Most Americans assume that shared genes or blood relationships
provide the strongest basis for family. What can adoption tell us
about this widespread belief and American kinship in general?
Blue-Ribbon Babies and Labors of Love examines the ways class,
gender, and race shape public and private adoption in the United
States. Christine Ward Gailey analyzes the controversies
surrounding international, public, and transracial adoption, and
how the political and economic dynamics that shape adoption
policies and practices affect the lives of people in the adoption
nexus: adopters, adoptees, birth parents, and agents within and
across borders.
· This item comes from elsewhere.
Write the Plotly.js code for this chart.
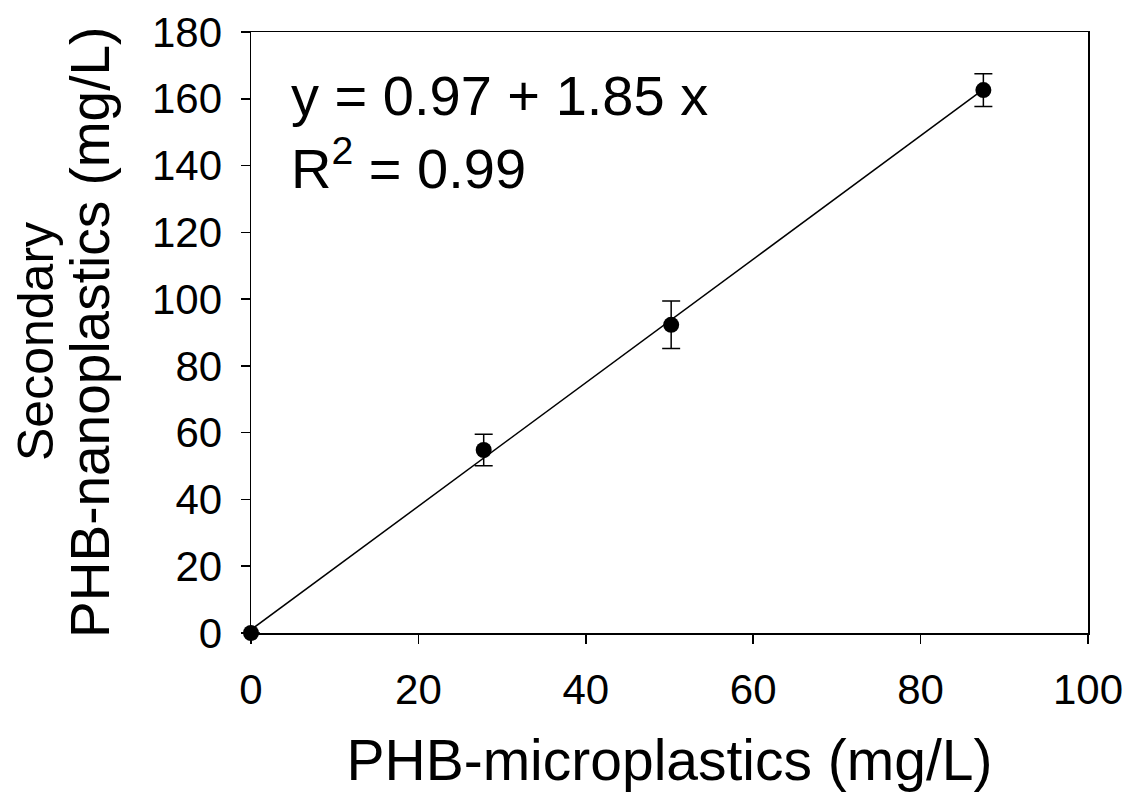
<!DOCTYPE html>
<html>
<head>
<meta charset="utf-8">
<script src="https://cdn.plot.ly/plotly-3.0.1.min.js"></script>
<style>html,body{margin:0;padding:0;background:#fff}#chart{width:1129px;height:796px}</style>
</head>
<body>
<div id="chart"></div>
<script>
// Data
var microX = [0, 27.8, 50.2, 87.5];
var nanoY = [0, 54.8, 92.3, 162.6];
var nanoErr = [0, 4.7, 7.1, 4.9];
var fitX = [0, 87.5];
var fitY = [0.97, 162.8];
var eqText = 'y = 0.97 + 1.85 x';
var r2Text = 'R<sup>2</sup> = 0.99';
var yTitle1 = 'Secondary';
var yTitle2 = 'PHB-nanoplastics (mg/L)';
var xTitle = 'PHB-microplastics (mg/L)';
var xTicks = [0, 20, 40, 60, 80, 100];
var yTicks = [0, 20, 40, 60, 80, 100, 120, 140, 160, 180];

var FONT = 'Liberation Sans, Arial, sans-serif';

var traces = [
  {
    x: fitX, y: fitY, type: 'scatter', mode: 'lines', cliponaxis: false,
    line: {color: '#000', width: 1.5}, showlegend: false, hoverinfo: 'skip'
  },
  {
    x: microX, y: nanoY, type: 'scatter', mode: 'markers', cliponaxis: false,
    marker: {color: '#000', size: 16},
    error_y: {type: 'data', array: nanoErr, visible: true, color: '#000', thickness: 1.5, width: 9},
    showlegend: false
  }
];

var titleFont = {size: 57, family: FONT, color: '#000'};
var yTitleFont1 = {size: 50, family: FONT, color: '#000'};
var yTitleFont2 = {size: 55, family: FONT, color: '#000'};

var layout = {
  width: 1129, height: 796,
  paper_bgcolor: '#fff', plot_bgcolor: '#fff',
  margin: {l: 251, r: 41, t: 32, b: 163, pad: 0},
  font: {family: FONT, color: '#000'},
  xaxis: {
    range: [0, 100], tickvals: xTicks, ticktext: xTicks.map(String),
    showgrid: false, zeroline: false,
    showline: true, linecolor: '#000', linewidth: 1.5, mirror: true,
    ticks: 'outside', ticklen: 9, tickwidth: 1.5, tickcolor: '#000',
    ticklabelstandoff: 10,
    tickfont: {size: 42, family: FONT, color: '#000'},
    title: {text: xTitle, font: titleFont, standoff: 28}
  },
  yaxis: {
    range: [0, 180], tickvals: yTicks, ticktext: yTicks.map(String),
    showgrid: false, zeroline: false,
    showline: true, linecolor: '#000', linewidth: 1.5, mirror: true,
    ticks: 'outside', ticklen: 9, tickwidth: 1.5, tickcolor: '#000',
    ticklabelstandoff: 10,
    tickfont: {size: 42, family: FONT, color: '#000'}
  },
  annotations: [
    {xref: 'paper', yref: 'paper', x: 0.045, y: 0.895, xanchor: 'left', yanchor: 'middle',
     text: eqText, showarrow: false, font: {size: 56, family: FONT, color: '#000'}},
    {xref: 'paper', yref: 'paper', x: 0.045, y: 0.78, xanchor: 'left', yanchor: 'middle',
     text: r2Text, showarrow: false, font: {size: 56, family: FONT, color: '#000'}},
    {xref: 'paper', yref: 'paper', x: -0.2575, y: 0.485, xanchor: 'center', yanchor: 'middle', textangle: -90,
     text: yTitle1, showarrow: false, font: yTitleFont1},
    {xref: 'paper', yref: 'paper', x: -0.193, y: 0.5, xanchor: 'center', yanchor: 'middle', textangle: -90,
     text: yTitle2, showarrow: false, font: yTitleFont2}
  ]
};

Plotly.newPlot('chart', traces, layout, {displayModeBar: false, staticPlot: true});
</script>
</body>
</html>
Interviews with white and African-American
adopters, adoption social workers, and adoption lawyers, combined
with her long-term participant-observation in adoptive communities,
inform her analysis of how adopters' beliefs parallel or diverge
from the dominant assumptions about kinship and family. Gailey
demonstrates that the ways adoptive parents speak about their
children vary across hierarchies of race, class, and gender. She
shows that adopters' notions about their children's backgrounds and
early experiences, as well as their own "family values," influence
child rearing practices. Her extensive interviews with 131 adopters
reveal profoundly different practices of kinship in the United
States today.
Moving beyond the ideology of "blood is thicker than water,"
Gailey presents a new way of viewing kinship and family formation,
suitable to times of rapid social and cultural change.